Don't worry about chests, just open em whenever. You'll get more than you need, eventually. Nothing really matters until your Hero level is 30+. Then gear starts dropping at max power level and you can actually start going for the traits and talents that work for your build. Up until that point, just use whatever has the best power rating, don't worry about the traits and properties it rolled, try out the weapons, find the one that jives with you. Dismantle everything you're not going to use so you can build up some resources for crafting when gear stabilizes and you know what you like and don't like.
IMO Champion is where the game starts getting fun. Mostly because the damage forces you to start paying attention, playing better. In Recruit and Veteran once you have some gear you can largely just face roll through everything. Champion and up is where the enemy density, enemy health and enemy damage forces you to start playing smarter, picking good fighting ground, staying near your friends, making space around yourself to fight, doing crowd control, being Johnny On The Spot killing specials, etc and so forth.
Blocking and dodging specifically are what I like to think of as insurance polices. There's many attacks you must either block or not be in the path of if you want to survive. Basically any attack an armored elite or monster or boss throws your way. Dodging helps you get out of the way, and you hold up a block while dodging just in case your dodge wasn't timed well, you misread things, etc...but by and large you shouldn't be in a position to be stuck, blocked or not. You should always be moving as you attack, keeping up a wall of steel around yourself to stay safe, getting the best position on the horde to continue safely blendering them, forcing the AI to constantly reposition in an attempt to hit you rather than actually swinging on you, and using dodges and blocks (and push blocks!) to keep yourself safe while you do so. The absolute worst way to play VT2 is to stand still. The second worst way to play is to constantly be moving forward and never checking your flanks. On higher difficulties, that is the death of you.

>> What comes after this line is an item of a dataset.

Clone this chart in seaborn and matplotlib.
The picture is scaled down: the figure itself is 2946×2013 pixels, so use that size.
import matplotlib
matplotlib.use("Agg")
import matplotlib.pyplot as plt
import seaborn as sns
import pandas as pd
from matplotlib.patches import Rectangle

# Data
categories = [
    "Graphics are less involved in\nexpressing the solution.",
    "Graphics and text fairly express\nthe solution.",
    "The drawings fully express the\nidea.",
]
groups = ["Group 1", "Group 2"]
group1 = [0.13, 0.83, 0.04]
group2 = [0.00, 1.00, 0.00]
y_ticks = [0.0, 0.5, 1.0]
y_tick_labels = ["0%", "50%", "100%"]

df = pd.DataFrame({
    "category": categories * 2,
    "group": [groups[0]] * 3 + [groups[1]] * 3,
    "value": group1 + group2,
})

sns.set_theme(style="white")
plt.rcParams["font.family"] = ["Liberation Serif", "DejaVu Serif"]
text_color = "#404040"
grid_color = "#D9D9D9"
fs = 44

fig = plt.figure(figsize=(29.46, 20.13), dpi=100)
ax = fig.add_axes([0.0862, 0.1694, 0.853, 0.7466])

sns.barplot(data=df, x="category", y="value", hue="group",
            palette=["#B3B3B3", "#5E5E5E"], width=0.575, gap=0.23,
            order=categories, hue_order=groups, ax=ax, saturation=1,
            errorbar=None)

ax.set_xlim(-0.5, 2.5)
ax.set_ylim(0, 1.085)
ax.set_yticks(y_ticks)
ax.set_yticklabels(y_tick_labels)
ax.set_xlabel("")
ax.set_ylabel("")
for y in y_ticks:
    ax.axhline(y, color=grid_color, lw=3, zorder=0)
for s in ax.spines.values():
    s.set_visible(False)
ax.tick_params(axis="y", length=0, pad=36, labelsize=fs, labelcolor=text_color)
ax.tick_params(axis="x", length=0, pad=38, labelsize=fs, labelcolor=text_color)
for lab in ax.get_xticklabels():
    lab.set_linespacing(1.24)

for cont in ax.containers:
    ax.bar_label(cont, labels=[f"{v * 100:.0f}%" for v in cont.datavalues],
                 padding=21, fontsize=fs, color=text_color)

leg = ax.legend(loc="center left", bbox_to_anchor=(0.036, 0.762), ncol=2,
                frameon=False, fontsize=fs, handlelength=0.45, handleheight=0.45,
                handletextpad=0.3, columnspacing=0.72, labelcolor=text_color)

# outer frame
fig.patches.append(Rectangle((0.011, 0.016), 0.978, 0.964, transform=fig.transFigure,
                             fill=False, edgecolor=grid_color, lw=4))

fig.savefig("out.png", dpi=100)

Vermintide is largely a game about positioning. Not a lot of that becomes super relevant until the game is challenging enough you can't ignore it. At higher difficulties the enemy will eventually start swarming you and you'll get pushed back, and you have to learn to manage a horde of guys, always trying to avoid getting surrounded, knowing when to give ground and when to push through. At higher difficulties the amount of things you need to respond to goes up as the AI attacks faster and more relentlessly. So doing things like battering back the horde in front of you, pushing away some guys at your side, then turning around and blocking guys behind you eventually becomes second nature.
Among my regular VT friends and I, we consider anything less than Legend teaches "bad habits" because you can Ricky Rambo through much of the game. When you bring that mentality back to Legend, you get your ass handed to you. I'd personally advise you to play at the highest difficulty your current Hero Power allows.
Should also just mention: all the loot you're earning from doing the Chaos Wastes does not apply to the Chaos Wastes. That gear only comes into play in the normal campaign/story missions. But you are earning XP and leveling up your character and the Talents you unlock do apply in the Chaos Wastes.
edit
Re-reading, just so I can put it into perspective....one friend of mine has had 0 Damage Taken runs on Legend NOT playing as Ironbreaker with Gromril Armor. And he's right up there in kills with everyone else. I'm worse than average when it comes to DT in our group but it's not uncommon for everyone to finish with sub 300 DT. To us, DT is really we the stat we pay attention to at the end of the game.....(mostly because the fucking Waywatcher takes all the green circles 95% of the time when one specific guy plays her.)